4. Franco American Spaghetti.
My kids have way more things on their lists. I even liked liver and onions for crying out loud! In my defense, even the smell of cantaloupe made me ill as a child. I seem to remember eating it when I was very small, but one day my grandpa put something on it…salt, I think. I never could eat it after that. And my mom, seriously, cooked green beans and then poured a can of tomato sauce over them. Disgusting!

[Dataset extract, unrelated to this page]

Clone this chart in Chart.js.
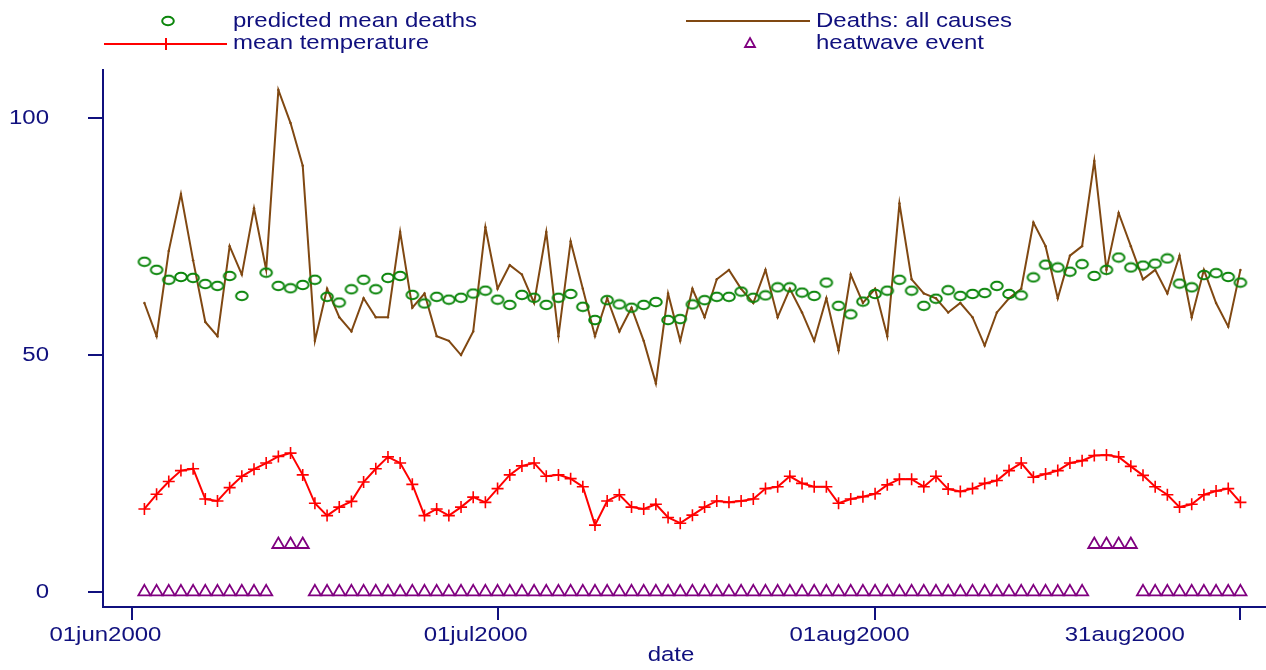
<!DOCTYPE html>
<html lang="en">
<head>
  <meta charset="UTF-8" />
  <title>Deaths, temperature and heatwaves - summer 2000</title>
  <script src="https://cdn.jsdelivr.net/npm/chart.js"></script>
  <style>
    * {
      margin: 0;
      padding: 0;
      box-sizing: border-box;
    }
    body {
      background: #fff;
      width: 1266px;
      height: 670px;
      overflow: hidden;
    }
    .chart-box {
      position: relative;
      width: 1266px;
      height: 670px;
    }
  </style>
</head>
<body>

  <div class="chart-box">
    <canvas id="deathsChart" width="1266" height="670"></canvas>
  </div>

  <script>
    // day number counted from 01jun2000 (day 0)
    const dayIndex = [
      1, 2, 3, 4, 5, 6, 7, 8, 9, 10, 11, 12, 13, 14, 15, 16, 17, 18, 19, 20,
      21, 22, 23, 24, 25, 26, 27, 28, 29, 30, 31, 32, 33, 34, 35, 36, 37, 38, 39, 40,
      41, 42, 43, 44, 45, 46, 47, 48, 49, 50, 51, 52, 53, 54, 55, 56, 57, 58, 59, 60,
      61, 62, 63, 64, 65, 66, 67, 68, 69, 70, 71, 72, 73, 74, 75, 76, 77, 78, 79, 80,
      81, 82, 83, 84, 85, 86, 87, 88, 89, 90, 91
    ];

    const deathsAll = [
      61, 54, 72, 84, 70, 57, 54, 73, 67, 81,
      68, 106, 99, 90, 53, 64, 58, 55, 62, 58,
      58, 76, 60, 63, 54, 53, 50, 55, 77, 64,
      69, 67, 61, 76, 54, 74, 64, 54, 62, 55,
      60, 53, 44, 63, 53, 64, 58, 66, 68, 64,
      61, 68, 58, 64, 59, 53, 62, 51, 67, 61,
      64, 54, 82, 66, 63, 62, 59, 61, 58, 52,
      59, 62, 64, 78, 73, 62, 71, 73, 91, 68,
      80, 73, 66, 68, 63, 71, 58, 68, 61, 56, 68
    ];

    const predictedDeaths = [
      69.7, 68.0, 65.9, 66.5, 66.3, 65.0, 64.6, 66.7, 62.5, null,
      67.4, 64.6, 64.1, 64.8, 65.9, 62.3, 61.1, 63.9, 65.9, 63.9,
      66.3, 66.7, 62.7, 60.9, 62.3, 61.7, 62.1, 63.0, 63.6, 61.7,
      60.6, 62.7, 62.1, 60.6, 62.1, 62.9, 60.2, 57.4, 61.6, 60.7,
      60.0, 60.6, 61.2, 57.4, 57.6, 60.7, 61.6, 62.3, 62.3, 63.4,
      62.1, 62.6, 64.3, 64.3, 63.2, 62.5, 65.3, 60.4, 58.6, 61.3,
      62.9, 63.6, 65.9, 63.6, 60.4, 61.9, 63.7, 62.5, 62.9, 63.1,
      64.6, 62.9, 62.6, 66.4, 69.1, 68.5, 67.6, 69.2, 66.7, 68.0,
      70.6, 68.5, 68.9, 69.3, 70.4, 65.1, 64.3, 66.9, 67.3, 66.5, 65.3
    ];

    const meanTemp = [
      17.5, 20.6, 23.3, 25.6, 26.0, 19.6, 19.2, 22.0, 24.4, 25.9,
      27.2, 28.6, 29.3, 24.7, 18.7, 16.1, 17.9, 19.1, 23.2, 26.0,
      28.5, 27.2, 22.7, 16.1, 17.5, 16.1, 17.9, 20.0, 18.9, 21.8,
      24.7, 26.6, 27.2, 24.4, 24.7, 23.9, 22.2, 14.1, 19.2, 20.5,
      17.9, 17.5, 18.5, 15.7, 14.5, 16.2, 17.9, 19.2, 18.9, 19.2,
      19.6, 21.8, 22.2, 24.4, 22.9, 22.2, 22.2, 18.7, 19.6, 20.1,
      20.7, 22.6, 23.8, 23.8, 22.2, 24.4, 21.7, 21.2, 21.8, 22.9,
      23.5, 25.6, 27.2, 24.2, 24.9, 25.6, 27.2, 27.7, 28.8, 28.9,
      28.5, 26.5, 24.6, 22.2, 20.5, 17.9, 18.5, 20.5, 21.3, 21.8, 18.9
    ];

    const heatwaveEvent = [
      0, 0, 0, 0, 0, 0, 0, 0, 0, 0,
      0, 10, 10, 10, 0, 0, 0, 0, 0, 0,
      0, 0, 0, 0, 0, 0, 0, 0, 0, 0,
      0, 0, 0, 0, 0, 0, 0, 0, 0, 0,
      0, 0, 0, 0, 0, 0, 0, 0, 0, 0,
      0, 0, 0, 0, 0, 0, 0, 0, 0, 0,
      0, 0, 0, 0, 0, 0, 0, 0, 0, 0,
      0, 0, 0, 0, 0, 0, 0, 0, 10, 10,
      10, 10, 0, 0, 0, 0, 0, 0, 0, 0, 0
    ];

    const xTickDays = [0, 30, 61, 91];
    const xTickLabels = ["01jun2000", "01jul2000", "01aug2000", "31aug2000"];
    const yTickValues = [0, 50, 100];

    const NAVY = "#10107e";
    const GREEN = "#0a850a";
    const BROWN = "#804812";
    const RED = "#ff0000";
    const PURPLE = "#800080";
    const FONT = "20.5px 'Liberation Sans', Arial, sans-serif";
    const TEXT_STRETCH = 1.17;   // the original text is drawn a bit wide

    // stata places the date labels left of their ticks, the last one a lot
    const xLabelAt = [-2.2, 28.2, 58.9, 81.5];

    const pts = (ys) => dayIndex.map((d, i) => ({ x: d, y: ys[i] }));

    function ellipseMarker(color) {
      const c = document.createElement("canvas");
      c.width = 16;
      c.height = 12;
      const g = c.getContext("2d");
      g.strokeStyle = color;
      g.lineWidth = 2;
      g.beginPath();
      g.ellipse(8, 6, 5.8, 4.2, 0, 0, Math.PI * 2);
      g.stroke();
      return c;
    }

    function wideText(ctx, text, x, y, align) {
      ctx.save();
      ctx.translate(x, y);
      ctx.scale(TEXT_STRETCH, 1);
      ctx.textAlign = align;
      ctx.textBaseline = "middle";
      ctx.fillText(text, 0, 0);
      ctx.restore();
    }

    const textPlugin = {
      id: "stataText",
      afterDraw(chart) {
        const ctx = chart.ctx;
        const xs = chart.scales.x;
        const ys = chart.scales.y;
        ctx.save();
        ctx.font = FONT;
        ctx.fillStyle = NAVY;

        yTickValues.forEach(v => wideText(ctx, String(v), 49, ys.getPixelForValue(v), "right"));
        xTickLabels.forEach((t, i) => wideText(ctx, t, xs.getPixelForValue(xLabelAt[i]), 635, "center"));
        wideText(ctx, "date", 671, 655, "center");

        // legend, two columns
        wideText(ctx, "predicted mean deaths", 233, 21, "left");
        wideText(ctx, "Deaths: all causes", 816, 21, "left");
        wideText(ctx, "mean temperature", 233, 43, "left");
        wideText(ctx, "heatwave event", 816, 43, "left");

        ctx.drawImage(ellipseMarker(GREEN), 160, 15);

        ctx.strokeStyle = BROWN;
        ctx.lineWidth = 2;
        ctx.beginPath();
        ctx.moveTo(686, 21);
        ctx.lineTo(810, 21);
        ctx.stroke();

        ctx.strokeStyle = RED;
        ctx.beginPath();
        ctx.moveTo(104, 44);
        ctx.lineTo(227, 44);
        ctx.moveTo(166, 38);
        ctx.lineTo(166, 50);
        ctx.stroke();

        ctx.strokeStyle = PURPLE;
        ctx.lineWidth = 1.8;
        ctx.beginPath();
        ctx.moveTo(750, 38);
        ctx.lineTo(755, 47);
        ctx.lineTo(745, 47);
        ctx.closePath();
        ctx.stroke();
        ctx.restore();
      }
    };

    const ctx = document.getElementById("deathsChart").getContext("2d");
    new Chart(ctx, {
      type: "line",
      data: {
        datasets: [
          {
            label: "heatwave event",
            data: pts(heatwaveEvent),
            showLine: false,
            pointStyle: "triangle",
            pointRadius: 7,
            pointBorderColor: PURPLE,
            pointBackgroundColor: "rgba(0,0,0,0)",
            pointBorderWidth: 1.8,
            order: 0
          },
          {
            label: "predicted mean deaths",
            data: pts(predictedDeaths),
            showLine: false,
            pointStyle: ellipseMarker(GREEN),
            pointRadius: 6,
            order: 1
          },
          {
            label: "mean temperature",
            data: pts(meanTemp),
            borderColor: RED,
            borderWidth: 2,
            pointStyle: "cross",
            pointRadius: 6,
            pointBorderColor: RED,
            pointBorderWidth: 1.6,
            tension: 0,
            order: 2
          },
          {
            label: "Deaths: all causes",
            data: pts(deathsAll),
            borderColor: BROWN,
            borderWidth: 2,
            pointRadius: 1.2,
            pointBorderWidth: 0,
            pointBackgroundColor: BROWN,
            tension: 0,
            order: 3
          }
        ]
      },
      options: {
        responsive: false,
        animation: false,
        devicePixelRatio: 1,
        events: [],
        layout: {
          autoPadding: false,
          padding: { top: 70, right: 0, bottom: 0, left: 0 }
        },
        plugins: {
          legend: { display: false },
          tooltip: { enabled: false }
        },
        scales: {
          x: {
            type: "linear",
            min: -2.4,
            max: 93.1,
            afterBuildTicks: s => { s.ticks = xTickDays.map(v => ({ value: v })); },
            afterFit: s => { s.height = 63; },
            ticks: { display: false },
            grid: { drawOnChartArea: false, drawTicks: true, tickLength: 13, color: NAVY, lineWidth: 2 },
            border: { display: true, color: NAVY, width: 2 }
          },
          y: {
            type: "linear",
            min: -3.2,
            max: 110.2,
            afterBuildTicks: s => { s.ticks = yTickValues.map(v => ({ value: v })); },
            afterFit: s => { s.width = 103; },
            ticks: { display: false },
            grid: { drawOnChartArea: false, drawTicks: true, tickLength: 15, color: NAVY, lineWidth: 2 },
            border: { display: true, color: NAVY, width: 2 }
          }
        }
      },
      plugins: [textPlugin]
    });
  </script>
</body>
</html>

I am not a huge green pepper fan, but I love the flavor cooked in. So after they are finished, I simply slip the pepper off and slide it over to my sweetie’s plate. Most of the kids love/tolerate it that way. Sport is our only nay-sayer. If I’m feeling particularly generous I leave a little white rice out for him. Don’t forget the crusty rolls to dunk in the extra sauce. Leave me a comment and let me know what you think!
8 – 10 peppers, then remove lids and ribs
Cook peppers in:
1 cup boiling salted (1 ½ tsp salt) water for 5 min.
Drain and reserve liquid
2 lbs ground beef
1 ½ cups cooked rice
¼ tsp pepper
Fill drained green peppers with this mixture.
Melt: ¼ cup butter
Add: 1 cup sliced onion and sauté until brown.
18 oz ketchup
2 ½ cups tomatoes, cooked or canned
6 whole cloves
liquid from cooked pepper
Stand filled peppers upright in sauce. Cover and simmer over low heat for 45 minutes. If peppers are large, make sure hamburger mixture is cooked all the way through before serving.
As you can see, I had more hamburger than would fit in my peppers, so I simply broke it into meatball-sized pieces and scattered it in the sauce. The kids love it that way and it cooks just fine. Make sure the pieces are smallish so they cook all the way through.